Ana Maria - O Hemingway dizia uma coisa perfeita. Ele dizia que o livro deve valer pelo muito que nele não entrou. Eu acho, por exemplo, que um dos segredos da grande qualidade da literatura infantil é que tivemos um grupo de autores muito leitores e que, então, eles tinham muito para não entrar no livro."
* Capítulo: Como e por que criamos?
"(...) é pela linguagem que o escritor realiza seu trabalho, que este só é possível pelo trabalho estético, o que distingue a criança que brinca do escritor criativo. Mas é preciso deixar claro que Freud faz uma distinção entre o escritor criativo (que cria seu próprio material) e o escritor que utiliza temas preexistentes (que reformula um material preexistente e conhecido, que geralmente procede dos mitos e lendas)."
"Quando digo que alguém pode escrever só para agradar a um tipo de mercado, essa pessoa tem um caminho a seguir bem diferente de quem quer ter estilo próprio e escrever sem se preocupar em passar valores ou conceitos preestabelecidos. Esse tipo de texto no qual o escritor se permite escrever sem ficar preso a passar valores explícitos se propõe a ser literatura. São textos onde as personagens podem ser paradoxais e os mundos da ficção são bem estruturados e definidos, em detrimento de textos em que existem personagens pré-fabricadas e mundos falsos, criados apenas para agradar a um tipo de demanda no mercado."
"Aonde se quer chegar com a história? Há que se preocupar com o foco narrativo, com a estrutura da narrativa, a técnica, a pontuação, o ritmo do texto, a idéia e o aproveitamento da idéia, com a construção das personagens. (...) Em se falando de construção narrativa, vale dizer que, para se criar uma história e achar seu tom, seu ritmo, seu foco, seu narrador, é preciso criar o mundo dessa história".
"O mais importante é o ritmo, que tem que fluir bem e se sustentar ao longo do texto. E é preciso maestria para saber dar ritmo a um texto, senão o texto fica cheio de palavras desnecessárias.

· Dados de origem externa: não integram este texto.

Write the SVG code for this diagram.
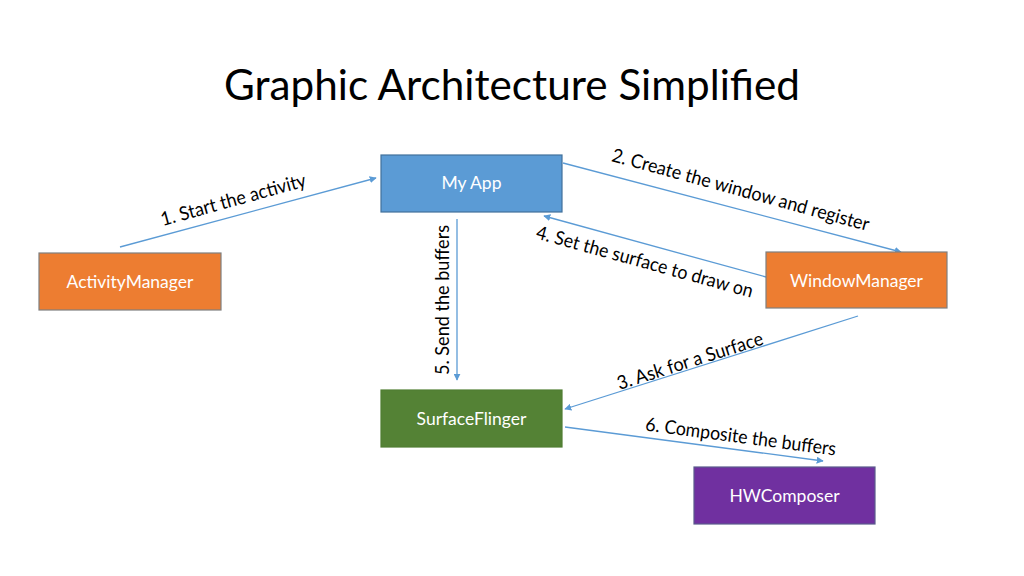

Existe ainda o problema da adjetivação. Escritores iniciantes normalmente se valem excessivamente de adjetivos. A cada frase usam tantos adjetivos que acabam sufocando o texto, não deixam um espaço de respiração entre as palavras. Isso, na maioria das vezes, deixa o texto pesado e chato, pois tudo tem uma definição, tudo vem tão pronto, tão mastigado que nem sobre lugar para o leitor imaginar nada".
"(...) a linguagem não é apenas o que ela diz, ela é também o que está na ausência das palavras, nas lacunas existentes entre as linhas de um texto e nas relações entre quem fala e quem ouve, quem escreve e quem lê."
"As palavras são as ferramentas de trabalho de um escritor. É pela linguagem que ele dá vida às personagens. A viagem da ficção começa na maneira como as palavras são articuladas e organizadas nas frases, em como o autor vai usar a sua técnica pessoal para criar um texto, em como ele fará uso da pontuação".